What: An essay arguing that user research should focus on understanding the problems people need to solve rather than the solutions they request, with examples from B2B and premium products where highly trained executives provide convincing but wrong answers because they're conditioned to always have solutions.
Why it matters: Teams that accept user-provided solutions without digging deeper into underlying needs will build incremental improvements instead of innovative products, and this problem is amplified when interviewing intelligent users who provide precise, articulate, but misguided recommendations.

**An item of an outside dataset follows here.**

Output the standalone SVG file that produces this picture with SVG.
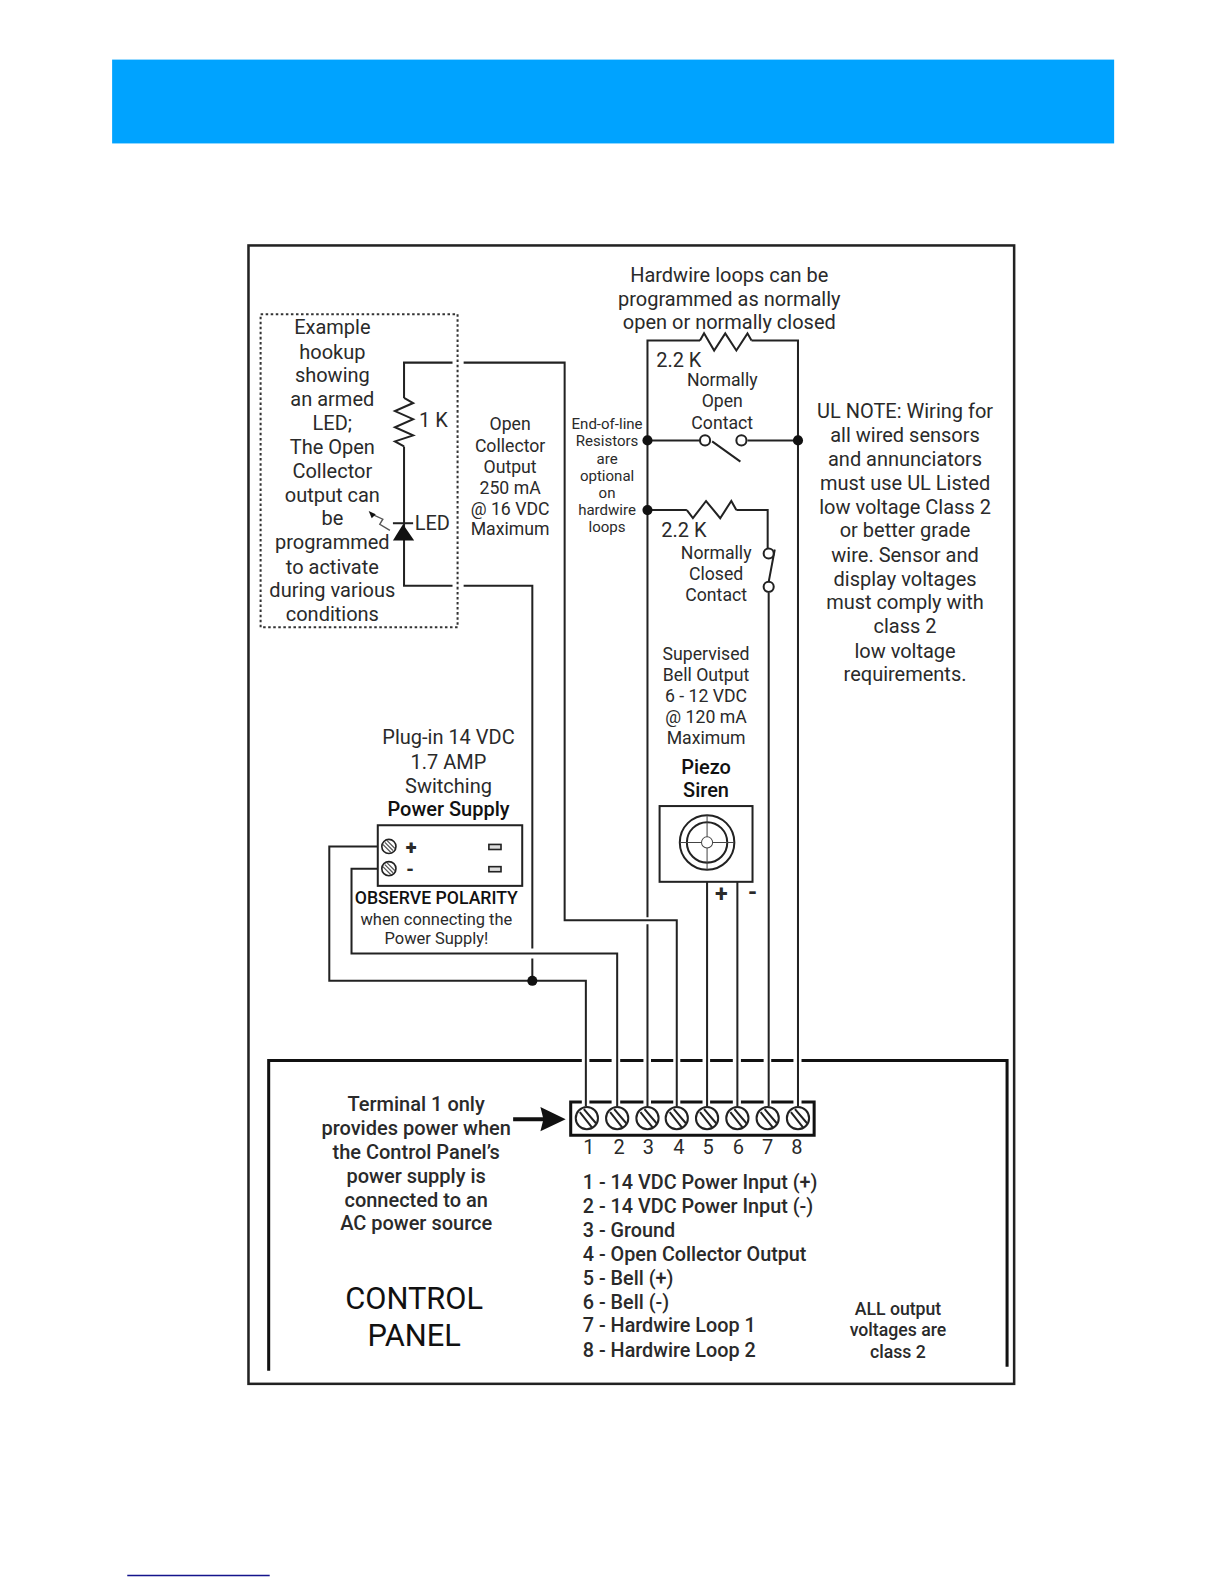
<svg xmlns="http://www.w3.org/2000/svg" width="1224" height="1584" viewBox="0 0 1224 1584">
<style>
text{font-family:"Roboto","Liberation Sans",sans-serif;fill:#2a2a2a;text-anchor:middle}
.a{font-size:19.8px}.b{font-size:17.5px}.c{font-size:14.9px}.l{font-size:19.6px;text-anchor:start}.k{font-weight:500;fill:#111}
.w{fill:none;stroke:#222;stroke-width:2}
.t{fill:none;stroke:#111;stroke-width:3}
</style>
<defs>
<g id="screw"><circle r="11" fill="#fff" stroke="#222" stroke-width="2"/><path d="M-7,-6 L5,9 M-3,-9 L9,5" stroke="#222" stroke-width="2" fill="none"/></g>
<g id="ps"><circle r="7" fill="#fff" stroke="#222" stroke-width="1.6"/><path d="M-4,-4 L4,4 M-6,-2 L2,6 M-2,-6 L6,2" stroke="#555" stroke-width="1.2"/></g>
</defs>
<g transform="scale(1.0101)">
<rect x="111" y="59" width="992" height="83" fill="#00a3ff"/>
<rect x="246" y="243" width="758" height="1127" fill="#fff" stroke="#222" stroke-width="2.5"/>
<rect x="126" y="1559" width="141" height="1.5" fill="#14148c"/>

<g id="connectors" class="w">
<path d="M448,359 H400 V394 M400,442 V580 H448 M459,359 H559 V911 H670 V1095"/>
<path d="M459,580 H527 V939 M527,949 V971"/>
<path d="M374,838 H326 V971 H580 V1095"/>
<path d="M374,860 H348 V944 H611 V1095"/>
<path d="M641,1095 V915 M641,908 V337 H693 M744,337 H790 V1095"/>
<path d="M641,436 H693 M705,437 L733,457 M740,436 H790"/>
<path d="M641,505 H680 M729,505 H760 V543 M767,544 L761,576 M761,587 V1095"/>
<path d="M700,873 V1095 M730,873 V1095"/>
<path d="M693,337 L697,330 L707,347 L718,330 L729,347 L740,330 L744,337"/>
<path d="M680,505 L686,513 L699,496 L713,513 L724,496 L729,505"/>
<path d="M400,394 L409,399 L391,407 L409,415 L391,423 L409,431 L391,437 L400,442"/>
<path d="M389,518 H409"/>
<path d="M386,525 L376,519 L379,514 L368,509" stroke-width="1.4" stroke="#555"/>
<circle cx="698" cy="436" r="5" fill="#fff"/><circle cx="734" cy="436" r="5" fill="#fff"/>
<circle cx="761" cy="548" r="5" fill="#fff"/><circle cx="761" cy="581" r="5" fill="#fff"/>
</g>
<g id="dots" fill="#111">
<circle cx="641" cy="436" r="5"/><circle cx="790" cy="436" r="5"/><circle cx="641" cy="505" r="5"/><circle cx="527" cy="971" r="5"/>
<path d="M399,519 L410,535 H389 Z"/><path d="M365,506 L372,509 L368,513 Z"/>
</g>

<g id="example-box">
<rect x="258" y="311" width="195" height="310" fill="none" stroke="#333" stroke-width="2" stroke-dasharray="2.5 2.5"/>
<g class="a"><text x="329" y="331">Example</text><text x="329" y="355">hookup</text><text x="329" y="378">showing</text><text x="329" y="402">an armed</text><text x="329" y="426">LED;</text><text x="329" y="449">The Open</text><text x="329" y="473">Collector</text><text x="329" y="497">output can</text><text x="329" y="520">be</text><text x="329" y="544">programmed</text><text x="329" y="568">to activate</text><text x="329" y="591">during various</text><text x="329" y="615">conditions</text></g>
<text class="a" x="429" y="423">1 K</text><text class="a" x="428" y="525">LED</text>
</g>

<g id="notes">
<g class="b"><text x="505" y="426">Open</text><text x="505" y="447">Collector</text><text x="505" y="468">Output</text><text x="505" y="489">250 mA</text><text x="505" y="510">@ 16 VDC</text><text x="505" y="530">Maximum</text></g>
<g class="a"><text x="722" y="279">Hardwire loops can be</text><text x="722" y="303">programmed as normally</text><text x="722" y="326">open or normally closed</text><text x="672" y="363">2.2 K</text><text x="677" y="532">2.2 K</text></g>
<g class="b"><text x="715" y="382">Normally</text><text x="715" y="403">Open</text><text x="715" y="425">Contact</text><text x="709" y="553">Normally</text><text x="709" y="574">Closed</text><text x="709" y="595">Contact</text></g>
<g class="c"><text x="601" y="425">End-of-line</text><text x="601" y="442">Resistors</text><text x="601" y="459">are</text><text x="601" y="476">optional</text><text x="601" y="493">on</text><text x="601" y="510">hardwire</text><text x="601" y="527">loops</text></g>
<g class="a"><text x="896" y="414">UL NOTE: Wiring for</text><text x="896" y="438">all wired sensors</text><text x="896" y="461">and annunciators</text><text x="896" y="485">must use UL Listed</text><text x="896" y="509">low voltage Class 2</text><text x="896" y="532">or better grade</text><text x="896" y="556">wire. Sensor and</text><text x="896" y="580">display voltages</text><text x="896" y="603">must comply with</text><text x="896" y="627">class 2</text><text x="896" y="651">low voltage</text><text x="896" y="674">requirements.</text></g>
<g class="b"><text x="699" y="653">Supervised</text><text x="699" y="674">Bell Output</text><text x="699" y="695">6 - 12 VDC</text><text x="699" y="716">@ 120 mA</text><text x="699" y="737">Maximum</text></g>
</g>

<g id="siren">
<text class="a k" x="699" y="766">Piezo</text><text class="a k" x="699" y="789">Siren</text>
<rect x="653" y="798" width="92" height="75" fill="#fff" stroke="#222" stroke-width="2"/>
<circle cx="700" cy="834" r="27" fill="none" stroke="#222" stroke-width="2"/><circle cx="700" cy="834" r="20" fill="none" stroke="#222" stroke-width="2"/>
<path d="M673,834 H727 M700,807 V861" stroke="#444" stroke-width="1"/><circle cx="700" cy="834" r="5.5" fill="#fff" stroke="#444"/>
<text x="714" y="893" font-size="23" font-weight="700">+</text><text x="745" y="891" font-size="23" font-weight="700">-</text>
</g>

<g id="power-supply">
<g class="a"><text x="444" y="737">Plug-in 14 VDC</text><text x="444" y="761">1.7 AMP</text><text x="444" y="785">Switching</text><text class="k" x="444" y="808">Power Supply</text></g>
<rect x="374" y="817" width="143" height="60" fill="#fff" stroke="#222" stroke-width="2"/>
<use href="#ps" x="385" y="838"/><use href="#ps" x="385" y="860"/>
<text x="407" y="845.500" font-size="20" font-weight="900">+</text><text x="406" y="867" font-size="18" font-weight="900">-</text>
<rect x="484" y="836" width="12" height="5" fill="#ddd" stroke="#222" stroke-width="1.6"/><rect x="484" y="858" width="12" height="5" fill="#ddd" stroke="#222" stroke-width="1.6"/>
<text class="b k" x="432" y="895">OBSERVE POLARITY</text>
<text x="432" y="916" font-size="16.3">when connecting the</text><text x="432" y="935" font-size="16.3">Power Supply!</text>
</g>

<g id="control-panel">
<path class="t" d="M266,1357 V1050 H576 M583.500,1050 H605.500 M614,1050 H637 M644.500,1050 H666.500 M673.500,1050 H695.500 M703,1050 H725.500 M733.500,1050 H756 M763.500,1050 H785.500 M793.500,1050 H997 V1353"/>
<path class="t" d="M576,1091 H565 V1124 H806 V1091 H793.500 M583.500,1091 H605.500 M614,1091 H637 M644.500,1091 H666.500 M673.500,1091 H695.500 M703,1091 H725.500 M733.500,1091 H756 M763.500,1091 H785.500"/>
<use href="#screw" x="581" y="1107"/><use href="#screw" x="611" y="1107"/><use href="#screw" x="641" y="1107"/><use href="#screw" x="670" y="1107"/><use href="#screw" x="700" y="1107"/><use href="#screw" x="730" y="1107"/><use href="#screw" x="760" y="1107"/><use href="#screw" x="790" y="1107"/>
<g class="a"><text x="583" y="1142">1</text><text x="613" y="1142">2</text><text x="642" y="1142">3</text><text x="672" y="1142">4</text><text x="701" y="1142">5</text><text x="731" y="1142">6</text><text x="760" y="1142">7</text><text x="789" y="1142">8</text></g>
<path d="M508,1108 H540" stroke="#111" stroke-width="4"/><path d="M535,1096 L560,1108 L535,1120 L538,1108 Z" fill="#111"/>
<g class="a k"><text x="412" y="1100">Terminal 1 only</text><text x="412" y="1124">provides power when</text><text x="412" y="1147">the Control Panel’s</text><text x="412" y="1171">power supply is</text><text x="412" y="1195">connected to an</text><text x="412" y="1218">AC power source</text></g>
<g class="k"><text class="l" x="577" y="1177">1 - 14 VDC Power Input (+)</text><text class="l" x="577" y="1201">2 - 14 VDC Power Input (-)</text><text class="l" x="577" y="1225">3 - Ground</text><text class="l" x="577" y="1248">4 - Open Collector Output</text><text class="l" x="577" y="1272">5 - Bell (+)</text><text class="l" x="577" y="1296">6 - Bell (-)</text><text class="l" x="577" y="1319">7 - Hardwire Loop 1</text><text class="l" x="577" y="1343">8 - Hardwire Loop 2</text></g>
<text x="410" y="1296" font-size="30.500" style="fill:#111">CONTROL</text><text x="410" y="1333" font-size="30.500" style="fill:#111">PANEL</text>
<g class="b k"><text x="889" y="1302">ALL output</text><text x="889" y="1323">voltages are</text><text x="889" y="1344">class 2</text></g>
</g>
</g>
</svg>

Takeaway: Frame research questions around observing behavior and understanding context (what breaks, where money gets spent, what their day looks like) rather than asking users what features to build.
Deep dive
- The article opens with an example from Moonfare (private equity platform) where a C-level client confidently provided a detailed roadmap that was completely wrong, not due to lack of intelligence but because he was trained to always provide answers
- Distinguishes between wants and needs using the ice cream example: someone saying they want ice cream actually needs to cool down, which opens up many more solution possibilities (popsicle, cold drink, air conditioning, swimming)
- The want is one solution; the need is the territory that contains many possible solutions
- Jobs-to-be-done framework is frequently misused, with PMs writing features they want to build in user-voice format rather than identifying actual underlying needs
- B2B and premium markets have an inverted problem compared to consumer markets: the challenge is getting users to stop talking about solutions rather than getting them to talk at all
- Executives from consulting or finance backgrounds (like Bain's "answer-first" or A1 approach) are explicitly trained to lead with answers and work backwards, making them produce confident but misguided solutions in research sessions
- The clarity and precision of executive answers actually masks that they're answering the wrong question - regular users saying "I dunno, maybe?" provides better signal because the ambiguity reveals you're asking the wrong question
- Analytics suffers from the same problem as bad interviews: at Moonfare, tracking logins looked like engagement but for a 5-10 year private equity product, the right metric was being present when decisions are made, not frequency of access
- Five well-timed touchpoints beat fifty random ones, but you can't determine timing from platform data alone - it requires understanding life context like bonus season or portfolio gaps
- Proposes a division of labor: users own the present (what their day looks like, what breaks, where they've spent money) while you own the future (synthesis, patterns, products that don't exist yet)
- Research depth should scale with question specificity: start with understanding the shape of life (territory-level context like how late invoices affect a small business owner's week), then zoom into behavior (what they do today, what tools failed)
- New designs often test badly in evaluative research due to unfamiliarity rather than actual poor design - Snapchat's navigation was nearly unusable at first but became muscle memory within a week
- Teams that only trust first-session feedback will never ship anything requiring learning, which is most worthwhile products
- Research is intake for decision-making, not a verdict or way to avoid deciding - continuous discovery and the product trio concept can degrade into three biases averaged into consensus that nobody owns
- Someone must own the interpretation and the decision that follows, accepting the risk of being wrong, otherwise research becomes a stalling mechanism that produces carefully informed but mediocre products
Decoder
- Answer-first (A1) approach: A consulting methodology (used at firms like Bain) where you lead with a hypothesis answer, then gather evidence to confirm or deny it, rather than starting from open exploration
- Jobs-to-be-done: A product framework for understanding user needs through the format "when I [situation], I want to [action], so I can [outcome]"
- Continuous discovery: An ongoing research approach with frequent behavioral touchpoints rather than periodic large studies
- Product trio: A collaborative product development model (popularized by Teresa Torres) where a product manager, designer, and engineer work together on discovery
Original article
Smart users often provide convincing but wrong solutions because they're trained to always have answers, especially executives from consulting or finance backgrounds. User research should focus on understanding underlying needs rather than stated wants - when someone says they want ice cream, they actually need to cool down, which opens up many more solution possibilities. Analytics alone can't protect teams from bad user research, as the same problems that affect interviews also impact how metrics are interpreted.